With The Light Saw Me, if you only look at it on paper, it’s easy to get lost in the heady concept and go, “Say what?”
It’s way scarier on paper.
But when I listen to it, I can hear how it would work when played at, say, Gruene Hall.
And we have! It’s all the same questions people ask themselves. Bands always talk about concept albums: It would be fun to do this kind of album. So I’m working on these riffs, playing a lot of ukulele at the time, and it [became] “The Terrifying Nature” and “The Light Saw Me.” “The Light Saw Me,” it just that [snaps fingers], made me want to go fishing. So I got this guy fishing in that song, looking up through the trees and seeing a light. I’ve always been fascinated with extraterrestrial phenomena and anything folks can’t explain.
Where did that begin for you?
That’s just all my life. Anything people can’t explain. When you look out and you find out that’s not a firmament, that’s not a blanket in the sky. There are more stars in the known universe than there are grains of sand on earth, and you think, what’s the distinguishing factor of where we see life in this solar system. There’s a green zone where liquid water happens. It burns off in here, freezes out here. That’s where life really seems to do its thing. How many chances are there out there? If we come from carbon…
We’re all made of the same stuff that’s out there…
Yeah. You’ve also hit problem one with talking in rural America to country fans. It’s like, “Whoa now, what do you mean ‘evolve’?” You know, evolution. The fossil record we have. So the other riff for “Terrifying Nature,” I could hear the tale of the cowboy, or the tale of the farmer. What if he’s abducted by aliens, transported into the future, ripped away from his wife and his home? Consciousness, connectivity… What is reality? What is meaning? You see something, you have an experience, and that’s the thing that ties the whole album together. That’s the light.
There are places in the album where you seem to equate the “light” with a kind of mystical, religious experience.
The Pauline conversion [of St. Paul on the road to Damascus]. It talks about a lot of them. Joan of Arc, St. Catherine, Fátima. There’s been some weird things happening with the lights in the sky.
Have you personally experienced anything like that?
I haven’t. I’ve never seen a phenomenon I can’t explain. I have two people I know and trust, my drummer and bass player, and it was on the way home from a gig, and they saw the orbs.
Where was that?
Out in northwest Texas, coming back from Midland. I know these guys like brothers. These four orbs trace out, come across and get even with the road. I’ve seen some of the videos of the orbs and that’s what they were seeing everywhere. The conspiracy theories say they’re Skunk Works [the U.S.’s experimental aircraft program].

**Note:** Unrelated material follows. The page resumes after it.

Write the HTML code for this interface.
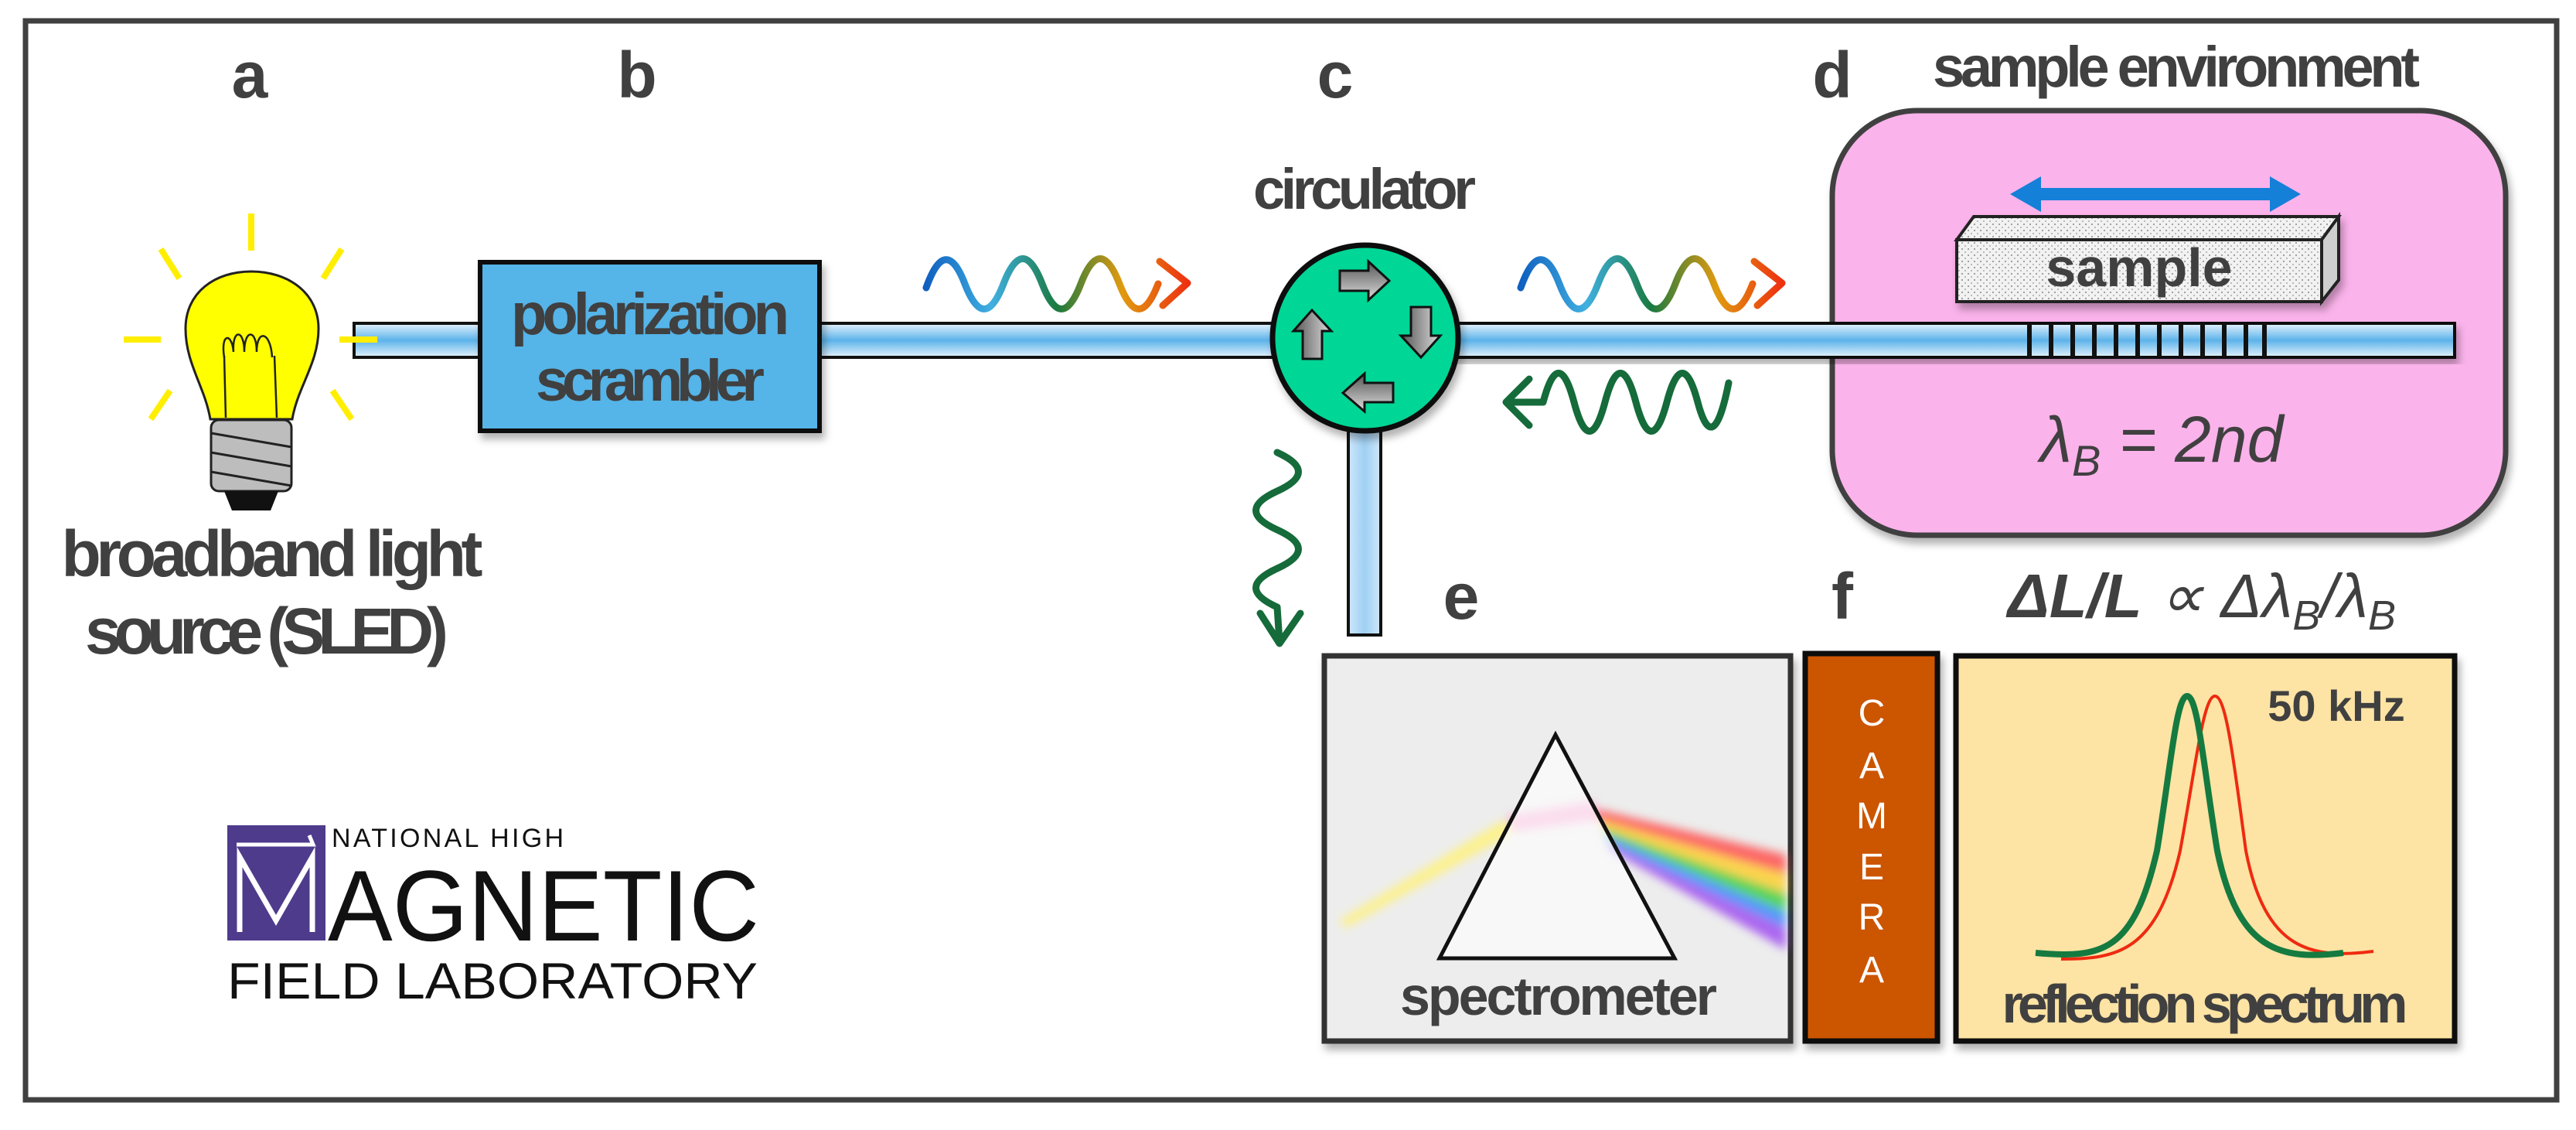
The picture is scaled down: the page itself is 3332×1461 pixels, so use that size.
<!DOCTYPE html>
<html><head><meta charset="utf-8"><style>
html,body{margin:0;padding:0;background:#fff;}
svg{display:block;}
text{font-family:"Liberation Sans Narrow","Liberation Sans",sans-serif;}
</style></head><body>
<svg width="3332" height="1461" viewBox="0 0 3332 1461" xmlns="http://www.w3.org/2000/svg">
<defs>
<linearGradient id="fib" x1="0" y1="0" x2="0" y2="1">
<stop offset="0" stop-color="#e6f3fd"/><stop offset="0.5" stop-color="#5cb3ea"/><stop offset="1" stop-color="#e6f3fd"/></linearGradient>
<linearGradient id="fibv" x1="0" y1="0" x2="1" y2="0">
<stop offset="0" stop-color="#cfe7fa"/><stop offset="0.5" stop-color="#9fd0f3"/><stop offset="1" stop-color="#cfe7fa"/></linearGradient>
<linearGradient id="rb" x1="0" y1="0" x2="1" y2="0">
<stop offset="0" stop-color="#1060c0"/><stop offset="0.25" stop-color="#40b0e0"/><stop offset="0.5" stop-color="#1a7a40"/><stop offset="0.75" stop-color="#e09a10"/><stop offset="1" stop-color="#ee3010"/></linearGradient>
<linearGradient id="arr" x1="0" y1="0" x2="0" y2="1">
<stop offset="0" stop-color="#555"/><stop offset="1" stop-color="#ddd"/></linearGradient>
<linearGradient id="arrh" x1="0" y1="0" x2="1" y2="0">
<stop offset="0" stop-color="#555"/><stop offset="1" stop-color="#ddd"/></linearGradient>
<pattern id="dots" width="8" height="8" patternUnits="userSpaceOnUse">
<rect width="8" height="8" fill="#f2f2f2"/><circle cx="2" cy="2" r="1.1" fill="#999"/><circle cx="6" cy="6" r="1" fill="#aaa"/></pattern>
<filter id="sh" x="-10%" y="-10%" width="130%" height="130%"><feDropShadow dx="4" dy="8" stdDeviation="5" flood-color="#000" flood-opacity="0.3"/></filter>
<filter id="bl" x="-20%" y="-20%" width="140%" height="140%"><feGaussianBlur stdDeviation="6"/></filter>
</defs>

<rect x="33" y="27" width="3274" height="1395" fill="none" stroke="#404040" stroke-width="7"/>

<g fill="#404040" font-weight="bold" font-size="84" text-anchor="middle">
<text x="323" y="126">a</text>
<text x="824" y="126">b</text>
<text x="1727" y="126">c</text>
<text x="2370" y="126">d</text>
<text x="1890" y="800">e</text>
<text x="2383" y="800">f</text>
</g>
<text x="2815" y="112" fill="#404040" font-weight="bold" font-size="74" text-anchor="middle" textLength="630">sample environment</text>
<text x="1765" y="270" fill="#404040" font-weight="bold" font-size="74" text-anchor="middle" textLength="288">circulator</text>
<text x="352" y="745" fill="#404040" font-weight="bold" font-size="84" text-anchor="middle" textLength="545">broadband light</text>
<text x="345" y="845" fill="#404040" font-weight="bold" font-size="84" text-anchor="middle" textLength="470">source (SLED)</text>

<rect x="2370" y="143" width="871" height="549" rx="110" fill="#fbb3eb" stroke="#404040" stroke-width="7" filter="url(#sh)"/>

<g stroke="#111" stroke-width="4">
<rect x="458" y="418" width="170" height="44" fill="url(#fib)"/>
<rect x="1055" y="418" width="595" height="44" fill="url(#fib)"/>
<rect x="1880" y="418" width="1295" height="44" fill="url(#fib)" filter="url(#sh)"/>
<rect x="1744" y="540" width="42" height="281" fill="url(#fibv)"/>
</g>
<g stroke="#111" stroke-width="6">
<line x1="2625" y1="418" x2="2625" y2="462"/><line x1="2653" y1="418" x2="2653" y2="462"/>
<line x1="2681" y1="418" x2="2681" y2="462"/><line x1="2709" y1="418" x2="2709" y2="462"/>
<line x1="2737" y1="418" x2="2737" y2="462"/><line x1="2765" y1="418" x2="2765" y2="462"/>
<line x1="2793" y1="418" x2="2793" y2="462"/><line x1="2821" y1="418" x2="2821" y2="462"/>
<line x1="2849" y1="418" x2="2849" y2="462"/><line x1="2877" y1="418" x2="2877" y2="462"/>
<line x1="2905" y1="418" x2="2905" y2="462"/><line x1="2929" y1="418" x2="2929" y2="462"/>
</g>

<g stroke="#ffee00" stroke-width="8">
<line x1="325" y1="276" x2="325" y2="324"/>
<line x1="208" y1="322" x2="232" y2="360"/>
<line x1="442" y1="322" x2="418" y2="360"/>
<line x1="160" y1="439" x2="208" y2="439"/>
<line x1="439" y1="439" x2="488" y2="439"/>
<line x1="195" y1="542" x2="220" y2="505"/>
<line x1="455" y1="542" x2="430" y2="505"/>
</g>
<path d="M272 542 C265 500 240 470 240 425 C240 378 278 351 325 351 C372 351 412 378 412 425 C412 470 385 500 378 542 Z" fill="#ffff00" stroke="#222" stroke-width="3"/>
<path d="M292 540 L290 460 M358 540 L355 460" stroke="#222" stroke-width="2.5" fill="none"/>
<path d="M290 462 C285 430 300 430 302 455 C300 425 316 425 316 455 C316 425 332 425 332 455 C332 425 350 428 352 462" stroke="#222" stroke-width="2.5" fill="none"/>
<rect x="273" y="543" width="104" height="92" rx="10" fill="#bdbdbd" stroke="#222" stroke-width="3"/>
<path d="M273 560 L377 578 M273 585 L377 603 M273 610 L377 628" stroke="#222" stroke-width="3"/>
<path d="M290 635 L360 635 L350 660 L300 660 Z" fill="#111"/>

<rect x="621" y="339" width="439" height="218" fill="#55b4e8" stroke="#111" stroke-width="6" filter="url(#sh)"/>
<text x="841" y="432" fill="#404040" font-weight="bold" font-size="76" text-anchor="middle" textLength="360">polarization</text>
<text x="841" y="518" fill="#404040" font-weight="bold" font-size="76" text-anchor="middle" textLength="296">scrambler</text>

<g fill="none" stroke-width="9" stroke-linecap="round" stroke-linejoin="round">
<path d="M1198 372 q 25 -70 50 -5 t 50 0 t 50 0 t 50 0 t 50 0 t 50 0 M1500 338 L1536 366 L1504 395" stroke="url(#rb)"/>
<path d="M1967 372 q 25 -70 50 -5 t 50 0 t 50 0 t 50 0 t 50 0 t 50 0 M2269 338 L2305 366 L2273 395" stroke="url(#rb)"/>
<path d="M2236 495 q -20 100 -40 25 t -40 0 t -40 0 t -40 0 t -40 0 t -40 0 L1948 520 M1978 490 L1948 520 L1978 550" stroke="#156b3a"/>
<path d="M1652 585 q 55 25 0 50 t 0 50 t 0 50 t 0 50 L1655 830 M1630 793 L1655 832 L1682 793" stroke="#156b3a"/>
</g>

<circle cx="1766" cy="437" r="120" fill="#00d696" stroke="#111" stroke-width="7" filter="url(#sh)"/>
<g stroke="#111" stroke-width="3">
<path d="M1733 350 L1770 350 L1770 338 L1797 363 L1770 388 L1770 376 L1733 376 Z" fill="url(#arr)"/>
<path d="M1825 397 L1851 397 L1851 434 L1863 434 L1838 462 L1812 434 L1825 434 Z" fill="url(#arrh)"/>
<path d="M1802 495 L1765 495 L1765 483 L1737 508 L1765 532 L1765 520 L1802 520 Z" fill="url(#arr)"/>
<path d="M1685 464 L1710 464 L1710 428 L1722 428 L1697 401 L1673 428 L1685 428 Z" fill="url(#arrh)"/>
</g>

<path d="M2600 251 L2640 228 L2640 243 L2936 243 L2936 228 L2976 251 L2936 274 L2936 259 L2640 259 L2640 274 Z" fill="#1580d8"/>
<g stroke="#222" stroke-width="4" fill="url(#dots)" filter="url(#sh)">
<path d="M2531 310 L2553 280 L3025 280 L3003 310 Z"/>
<path d="M3003 310 L3025 280 L3025 362 L3003 390 Z" fill="#cfcfcf"/>
<rect x="2531" y="310" width="472" height="80"/>
</g>
<text x="2767" y="370" fill="#404040" font-weight="bold" font-size="70" text-anchor="middle">sample</text>
<text x="2796" y="597" fill="#404040" font-size="84" font-style="italic" text-anchor="middle" font-family="Liberation Sans, sans-serif">λ<tspan font-size="56" dy="18">B</tspan><tspan dy="-18"> = 2nd</tspan></text>

<text x="2848" y="798" fill="#404040" font-size="80" font-style="italic" text-anchor="middle" font-family="Liberation Sans, sans-serif"><tspan font-weight="bold">ΔL/L</tspan> ∝ Δλ<tspan font-size="54" dy="16">B</tspan><tspan dy="-16">/λ</tspan><tspan font-size="54" dy="16">B</tspan></text>

<rect x="1713" y="848" width="603" height="498" fill="#ededed" stroke="#333" stroke-width="7" filter="url(#sh)"/>
<g filter="url(#bl)" opacity="0.85">
<polygon points="1733,1190 1945,1060 1960,1075 1740,1200" fill="#fff27a"/>
<polygon points="1950,1055 2060,1035 2070,1060 1955,1075" fill="#f7a0d0"/>
<polygon points="2060,1045 2310,1105 2310,1130 2068,1060" fill="#ff5050"/>
<polygon points="2068,1060 2310,1130 2310,1155 2072,1070" fill="#ffd030"/>
<polygon points="2072,1070 2310,1155 2310,1180 2076,1080" fill="#40d040"/>
<polygon points="2076,1080 2310,1180 2310,1200 2080,1090" fill="#3a8aff"/>
<polygon points="2080,1090 2310,1200 2310,1228 2084,1100" fill="#a050f0"/>
</g>
<polygon points="2012,950 2166,1239 1862,1239" fill="rgba(255,255,255,0.6)" stroke="#111" stroke-width="5"/>
<text x="2016" y="1312" fill="#404040" font-weight="bold" font-size="70" text-anchor="middle" textLength="410">spectrometer</text>

<rect x="2335" y="845" width="171" height="501" fill="#cc5500" stroke="#111" stroke-width="7" filter="url(#sh)"/>
<g fill="#fff" font-size="48" text-anchor="middle" font-family="Liberation Sans, sans-serif">
<text x="2421" y="938">C</text><text x="2421" y="1006">A</text><text x="2421" y="1071">M</text>
<text x="2421" y="1137">E</text><text x="2421" y="1202">R</text><text x="2421" y="1270">A</text>
</g>

<rect x="2530" y="848" width="645" height="498" fill="#fde3a4" stroke="#111" stroke-width="7" filter="url(#sh)"/>
<path d="M2666 1240 C2740 1240 2790 1230 2820 1100 C2840 990 2850 900 2865 900 C2880 900 2890 990 2905 1100 C2930 1230 2990 1240 3070 1230" fill="none" stroke="#ee2a10" stroke-width="4"/>
<path d="M2633 1232 C2720 1240 2760 1230 2790 1100 C2808 990 2815 900 2829 900 C2843 900 2850 990 2868 1100 C2895 1230 2950 1242 3031 1232" fill="none" stroke="#157a40" stroke-width="8"/>
<text x="3022" y="932" fill="#404040" font-weight="bold" font-size="56" text-anchor="middle">50 kHz</text>
<text x="2852" y="1322" fill="#404040" font-weight="bold" font-size="70" text-anchor="middle" textLength="525">reflection spectrum</text>

<rect x="294" y="1067" width="127" height="149" fill="#4f3b8c"/>
<path d="M306 1092 L405 1092 L400 1080" stroke="#fff" stroke-width="5" fill="none"/>
<path d="M310 1205 L310 1108 L357 1190 L404 1108 L404 1205" stroke="#fff" stroke-width="7" fill="none"/>
<text x="429" y="1095" fill="#111" font-size="34" font-family="Liberation Sans, sans-serif" textLength="300">NATIONAL HIGH</text>
<text x="424" y="1216" fill="#111" font-size="130" font-family="Liberation Sans, sans-serif" textLength="558" lengthAdjust="spacingAndGlyphs">AGNETIC</text>
<text x="294" y="1291" fill="#111" font-size="66" font-family="Liberation Sans, sans-serif" textLength="686" lengthAdjust="spacingAndGlyphs">FIELD LABORATORY</text>
</svg>
</body></html>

Concept albums are often two-hour or more commitments, but you’ve managed to condense this story into a tight 41 minutes.
That was part of the goal, like Red Headed Stranger. Once I got rolling on it, I put on [the Willie Nelson albums] Red Headed Stranger and Tougher Than Leather. I know those both fit on one disc.
Queensryche’s Operation: Mindcrime was another. What were some more you looked to?
That’s a good concept album. The White Mansions stuff with Eric Clapton and Waylon. The Confederate Tales with Levon [Helm], Johnny Cash, Charlie Daniels, Albert Lee. And [West Texas musician] Terry Allen. Shooter Jennings’ concept [album], Black Ribbons.
Beginning with the track “Transmission Out,” through “Transmission In” and into the song “Future,” the LP plays like one continuous sequence, the way a Pink Floyd album might.
It’s the same riff [in those songs]. It goes from acoustic guitars and Dobro to electric guitar. And if you watch, the beat straightens out. It goes from a swing to a modern-rock beat. We change drum kits. And that’s when you flip the album and [the protagonist] lands in the future. If I sat here and gave you every Easter egg, every word, there’s a lot. I don’t know if that’s pretentious, but we went for it.
I think it shows you really care about it.
We do. People’s perception of what they hear is funny to me. When I was done with this record, I remember thinking, “I don’t care if people like it or not, because I know it’s good.” I don’t feel that way after every album. But with this, it’s like, if you don’t get it, sorry.